Africa Photo Safari Tips – live from the Bronx Zoo


Photograph © Jeff Muschar

Today, while I giving a private workshop at the Bronx Zoo, the student (now my friend), Jeff Muschar, took the opening shot for this blog post. Great job Jeff.

Jeff took the workshop as a prelude to his Botswana safari, which he is doing with his son in a few weeks. I know they will have a great father/son time – and come back with great images.

Jeff asked me to jot down some photo and safari tips. I said sure!

For those of you who may venture off on a safari, I thought I'd share the tips with you, too. Here goes.

Safari Tips:


• Be prepared to get up early and come back to camp early. Most of the action happens early in the day - and late in the day (and at night).

• Be prepared for lots of downtime (downloading time), because you probably will not go on a game drive until late in the afternoon.

• Definitely do the night game drives. Pack your flashlights.

• Ask at the camp when they switch power generators. A power surge can zap your charger.

• Talk to your doc about antibiotics. I travel with Cipro. Always.

• Talk to your doc about other travel issues, such as malaria.

• Pack light. Go to www.onebag.com to learn how to pack . . . in one bag :-)

• Do a web search on the camps. Some let your dive off road, others do not. You often get closer to animals when you can drive off the road.

Photo Tips:

Photographs © Rick Sammon

• Try to get a photo of the animal looking up or toward the sun. If you do, you'll get better light on the animal's face – and catch light in the eyes (as illustrated above).

• Keep your camera clean and change lenses only when absolutely necessary. It's very, very dusty in Africa. Don't use liquid cleaners on your sensor. You can make matters worse.

• If possible, take two camera bodies: one with a tele zoom, one with a wide-angle zoom.

• Take close-up shots and environmental portraits.

• Pack a power strip (or two) so you can charge more devices.
Of course, also pack the correct power adapter (take two).

• Remove all filters when shooting into the sun.

• Bring back everything.


• Carry one of your hard drives with you all the time. You don't want your pictures to "walk off."

• Use your photo vest a third carry on.


• Keep your flash very handy. You will need it more than you think – even on sunny days. Master daylight fill-in flash photography.

Photograph © Rick Sammon

Well Jeff, have a great time with your son. Here's a shot I took while on my previous trip to Botswana – with the same tele zoom you are taking, Canon 100-400mm IS.


To get a shot like this, you need more more thing: LUCK!

Let me know here (via a comment) if you are interested in a photo walk at the zoo on September 7th – the day before my Hudson River Photo Workshop.

Explore the light,
Rick

P.S. If you have a photo or travel tip for Jeff (and others) please share it here via a comment.

1 comment:

Rob said...

Great tips, Rick.

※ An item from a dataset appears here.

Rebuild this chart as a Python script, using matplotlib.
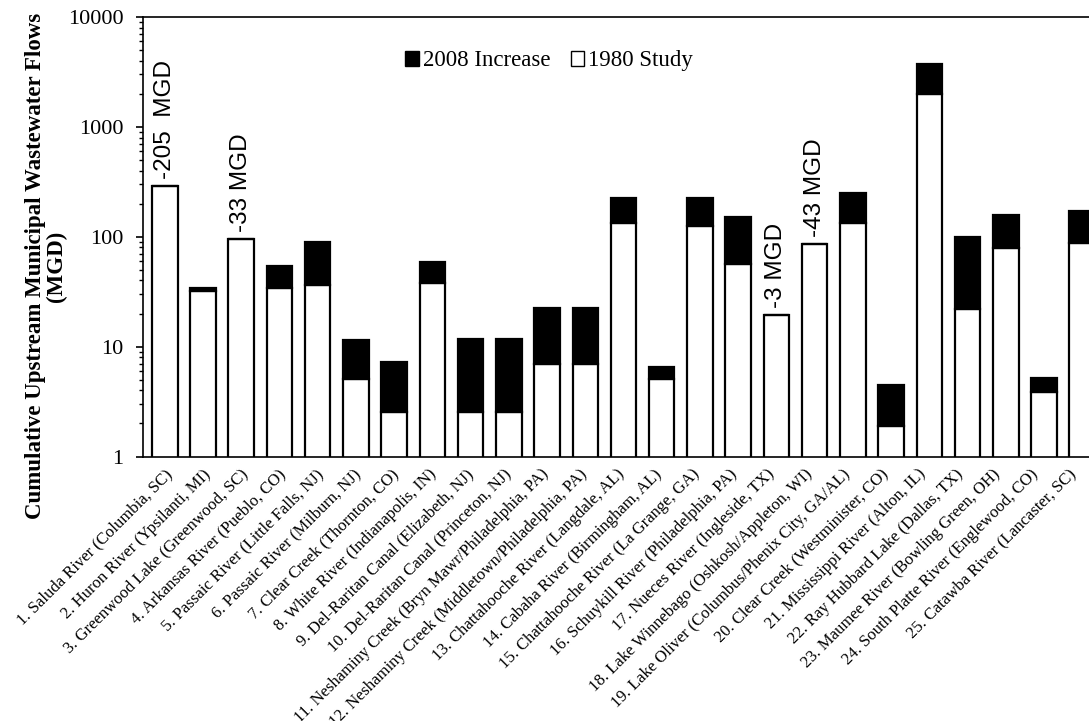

A couple more:

Bring something to stabilize your camera: Monopod or Beanbag. I found the monopod was a big help in Botswana. Because most safari companies there used open air Land Rovers, bean bags are a bit more difficult to use.

Don't be afraid to ask the driver to move to a different position when observing and photographing the wildlife. I found that they were always very accommodating-after all it's YOUR safari!

Here's a leopard from the Okavango Delta: http://robdweck.com/s/gallery/#num=081008&id=wildlife

Have a great time in Botswana, Jeff!